What is required >>
Can you transcribe the data exactly? Leave the pictures out.

Data segment >>
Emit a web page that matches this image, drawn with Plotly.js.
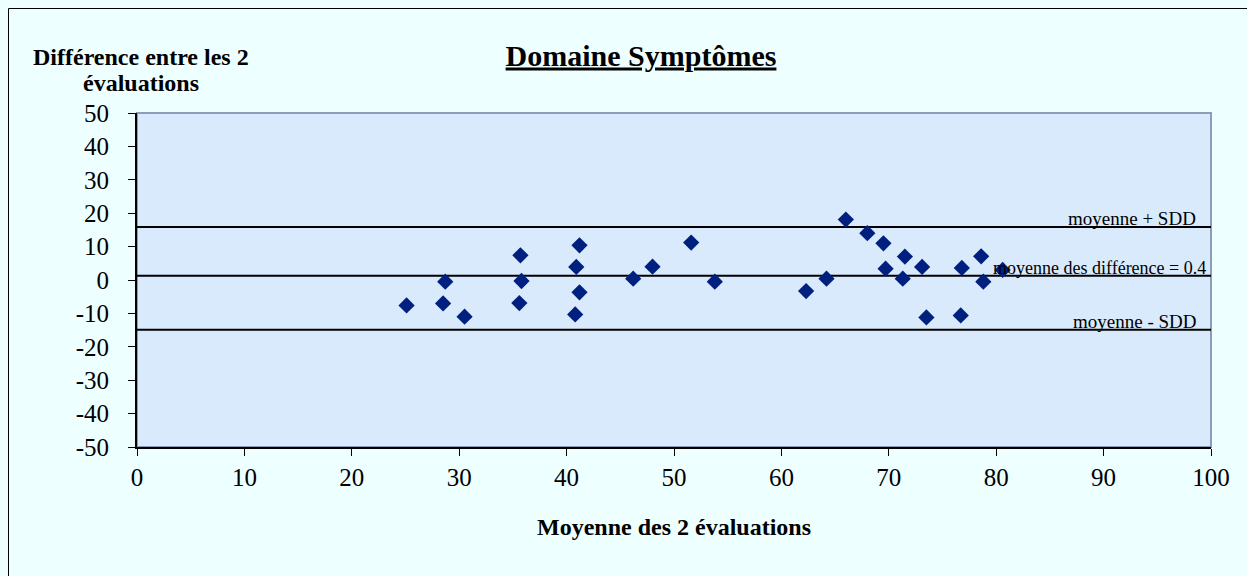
<!DOCTYPE html>
<html>
<head>
<meta charset="utf-8">
<script src="https://cdn.plot.ly/plotly-3.0.1.min.js"></script>
<style>
  html, body { margin: 0; padding: 0; background: #EEFFFF; }
  #chart { width: 1247px; height: 576px; }
</style>
</head>
<body>
<div id="chart"></div>
<script>
// Data
const meanValues = [25.1, 28.7, 28.5, 30.5, 35.7, 35.8, 35.6, 41.2, 40.9, 41.2, 40.8,
  46.2, 48.0, 51.6, 53.8, 62.3, 64.2, 66.0, 68.0, 69.5, 69.7, 71.5, 71.3, 73.1, 73.5,
  76.8, 76.7, 78.6, 78.8, 80.6];
const diffValues = [-7.6, -0.5, -7.0, -11.0, 7.4, -0.3, -6.9, 10.4, 3.9, -3.7, -10.3,
  0.4, 4.0, 11.2, -0.5, -3.3, 0.4, 18.1, 14.0, 11.0, 3.4, 7.0, 0.4, 3.9, -11.2,
  3.6, -10.6, 7.1, -0.5, 3.0];
const lineNames = ["moyenne + SDD", "moyenne des différence = 0.4", "moyenne - SDD"];
const lineValues = [15.9, 1.3, -14.9];
const lineXRange = [0, 100];
const xTicks = [0, 10, 20, 30, 40, 50, 60, 70, 80, 90, 100];
const yTicks = [-50, -40, -30, -20, -10, 0, 10, 20, 30, 40, 50];
const yTitleLines = ["Différence entre les 2", "évaluations"];

const serif = "Liberation Serif, Times New Roman, serif";

const traces = [];
lineValues.forEach((v, i) => {
  traces.push({
    type: "scatter", mode: "lines",
    x: lineXRange, y: [v, v],
    line: { color: "#000000", width: 2 },
    hoverinfo: "skip", showlegend: false, name: lineNames[i]
  });
});
traces.push({
  type: "scatter", mode: "markers",
  x: meanValues, y: diffValues,
  marker: { symbol: "diamond", size: 12.5, color: "#00207F", line: { width: 0 } },
  showlegend: false
});

const annotations = lineValues.map((v, i) => ({
  x: i === 1 ? 99.7 : 98.8, y: v, xref: "x", yref: "y",
  text: lineNames[i], showarrow: false,
  xanchor: "right", yanchor: i === 1 ? "middle" : "bottom",
  yshift: i === 1 ? 8 : -4,
  font: { family: serif, size: i === 1 ? 18 : 19, color: "#000000" }
}));
const yTitleY = [57, 83];
yTitleLines.forEach((t, i) => {
  annotations.push({
    x: (141 - 137) / 1074, y: (447 - yTitleY[i]) / 334, xref: "paper", yref: "paper",
    text: "<b>" + t + "</b>", showarrow: false,
    xanchor: "center", yanchor: "middle",
    font: { family: serif, size: 24, color: "#000000" }
  });
});

const layout = {
  width: 1247, height: 576,
  paper_bgcolor: "#EEFFFF",
  plot_bgcolor: "#D9EAFD",
  margin: { l: 137, r: 36, t: 113, b: 129, pad: 0 },
  title: {
    text: "<b><u>Domaine Symptômes</u></b>",
    font: { family: serif, size: 30, color: "#000000" },
    x: 641 / 1247, xref: "container", xanchor: "center",
    y: 1 - 55 / 576, yref: "container", yanchor: "middle"
  },
  xaxis: {
    range: [0, 100], tickvals: xTicks, ticktext: xTicks.map(String),
    showgrid: false, zeroline: false,
    showline: true, linecolor: "#000000", linewidth: 2,
    ticks: "outside", ticklen: 7, tickcolor: "#000000", tickwidth: 1,
    tickfont: { family: serif, size: 25, color: "#000000" },
    title: { text: "<b>Moyenne des 2 évaluations</b>", font: { family: serif, size: 24, color: "#000000" }, standoff: 28 },
    fixedrange: true
  },
  yaxis: {
    range: [-50, 50], tickvals: yTicks, ticktext: yTicks.map(String),
    showgrid: false, zeroline: false,
    showline: true, linecolor: "#000000", linewidth: 2,
    ticks: "outside", ticklen: 7, tickcolor: "#000000", tickwidth: 1,
    ticklabelstandoff: 14,
    tickfont: { family: serif, size: 25, color: "#000000" },
    fixedrange: true
  },
  shapes: [
    { type: "rect", xref: "paper", yref: "paper", x0: 0, x1: 1, y0: 0, y1: 1,
      line: { color: "#8C9DB8", width: 2 }, layer: "below" },
    { type: "rect", xref: "paper", yref: "paper",
      x0: (8.5 - 137) / 1074, x1: (1252 - 137) / 1074,
      y0: (447 - 580) / 334, y1: (447 - 8.5) / 334,
      line: { color: "#000000", width: 1 }, fillcolor: "rgba(0,0,0,0)", layer: "below" }
  ],
  annotations: annotations,
  showlegend: false,
  hovermode: false
};

Plotly.newPlot("chart", traces, layout, { displayModeBar: false, staticPlot: true });
</script>
</body>
</html>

Output of the task >>
Emit a web page that matches this image, drawn with Plotly.js.
<!DOCTYPE html>
<html>
<head>
<meta charset="utf-8">
<script src="https://cdn.plot.ly/plotly-3.0.1.min.js"></script>
<style>
  html, body { margin: 0; padding: 0; background: #EEFFFF; }
  #chart { width: 1247px; height: 576px; }
</style>
</head>
<body>
<div id="chart"></div>
<script>
// Data
const meanValues = [25.1, 28.7, 28.5, 30.5, 35.7, 35.8, 35.6, 41.2, 40.9, 41.2, 40.8,
  46.2, 48.0, 51.6, 53.8, 62.3, 64.2, 66.0, 68.0, 69.5, 69.7, 71.5, 71.3, 73.1, 73.5,
  76.8, 76.7, 78.6, 78.8, 80.6];
const diffValues = [-7.6, -0.5, -7.0, -11.0, 7.4, -0.3, -6.9, 10.4, 3.9, -3.7, -10.3,
  0.4, 4.0, 11.2, -0.5, -3.3, 0.4, 18.1, 14.0, 11.0, 3.4, 7.0, 0.4, 3.9, -11.2,
  3.6, -10.6, 7.1, -0.5, 3.0];
const lineNames = ["moyenne + SDD", "moyenne des différence = 0.4", "moyenne - SDD"];
const lineValues = [15.9, 1.3, -14.9];
const lineXRange = [0, 100];
const xTicks = [0, 10, 20, 30, 40, 50, 60, 70, 80, 90, 100];
const yTicks = [-50, -40, -30, -20, -10, 0, 10, 20, 30, 40, 50];
const yTitleLines = ["Différence entre les 2", "évaluations"];

const serif = "Liberation Serif, Times New Roman, serif";

const traces = [];
lineValues.forEach((v, i) => {
  traces.push({
    type: "scatter", mode: "lines",
    x: lineXRange, y: [v, v],
    line: { color: "#000000", width: 2 },
    hoverinfo: "skip", showlegend: false, name: lineNames[i]
  });
});
traces.push({
  type: "scatter", mode: "markers",
  x: meanValues, y: diffValues,
  marker: { symbol: "diamond", size: 12.5, color: "#00207F", line: { width: 0 } },
  showlegend: false
});

const annotations = lineValues.map((v, i) => ({
  x: i === 1 ? 99.7 : 98.8, y: v, xref: "x", yref: "y",
  text: lineNames[i], showarrow: false,
  xanchor: "right", yanchor: i === 1 ? "middle" : "bottom",
  yshift: i === 1 ? 8 : -4,
  font: { family: serif, size: i === 1 ? 18 : 19, color: "#000000" }
}));
const yTitleY = [57, 83];
yTitleLines.forEach((t, i) => {
  annotations.push({
    x: (141 - 137) / 1074, y: (447 - yTitleY[i]) / 334, xref: "paper", yref: "paper",
    text: "<b>" + t + "</b>", showarrow: false,
    xanchor: "center", yanchor: "middle",
    font: { family: serif, size: 24, color: "#000000" }
  });
});

const layout = {
  width: 1247, height: 576,
  paper_bgcolor: "#EEFFFF",
  plot_bgcolor: "#D9EAFD",
  margin: { l: 137, r: 36, t: 113, b: 129, pad: 0 },
  title: {
    text: "<b><u>Domaine Symptômes</u></b>",
    font: { family: serif, size: 30, color: "#000000" },
    x: 641 / 1247, xref: "container", xanchor: "center",
    y: 1 - 55 / 576, yref: "container", yanchor: "middle"
  },
  xaxis: {
    range: [0, 100], tickvals: xTicks, ticktext: xTicks.map(String),
    showgrid: false, zeroline: false,
    showline: true, linecolor: "#000000", linewidth: 2,
    ticks: "outside", ticklen: 7, tickcolor: "#000000", tickwidth: 1,
    tickfont: { family: serif, size: 25, color: "#000000" },
    title: { text: "<b>Moyenne des 2 évaluations</b>", font: { family: serif, size: 24, color: "#000000" }, standoff: 28 },
    fixedrange: true
  },
  yaxis: {
    range: [-50, 50], tickvals: yTicks, ticktext: yTicks.map(String),
    showgrid: false, zeroline: false,
    showline: true, linecolor: "#000000", linewidth: 2,
    ticks: "outside", ticklen: 7, tickcolor: "#000000", tickwidth: 1,
    ticklabelstandoff: 14,
    tickfont: { family: serif, size: 25, color: "#000000" },
    fixedrange: true
  },
  shapes: [
    { type: "rect", xref: "paper", yref: "paper", x0: 0, x1: 1, y0: 0, y1: 1,
      line: { color: "#8C9DB8", width: 2 }, layer: "below" },
    { type: "rect", xref: "paper", yref: "paper",
      x0: (8.5 - 137) / 1074, x1: (1252 - 137) / 1074,
      y0: (447 - 580) / 334, y1: (447 - 8.5) / 334,
      line: { color: "#000000", width: 1 }, fillcolor: "rgba(0,0,0,0)", layer: "below" }
  ],
  annotations: annotations,
  showlegend: false,
  hovermode: false
};

Plotly.newPlot("chart", traces, layout, { displayModeBar: false, staticPlot: true });
</script>
</body>
</html>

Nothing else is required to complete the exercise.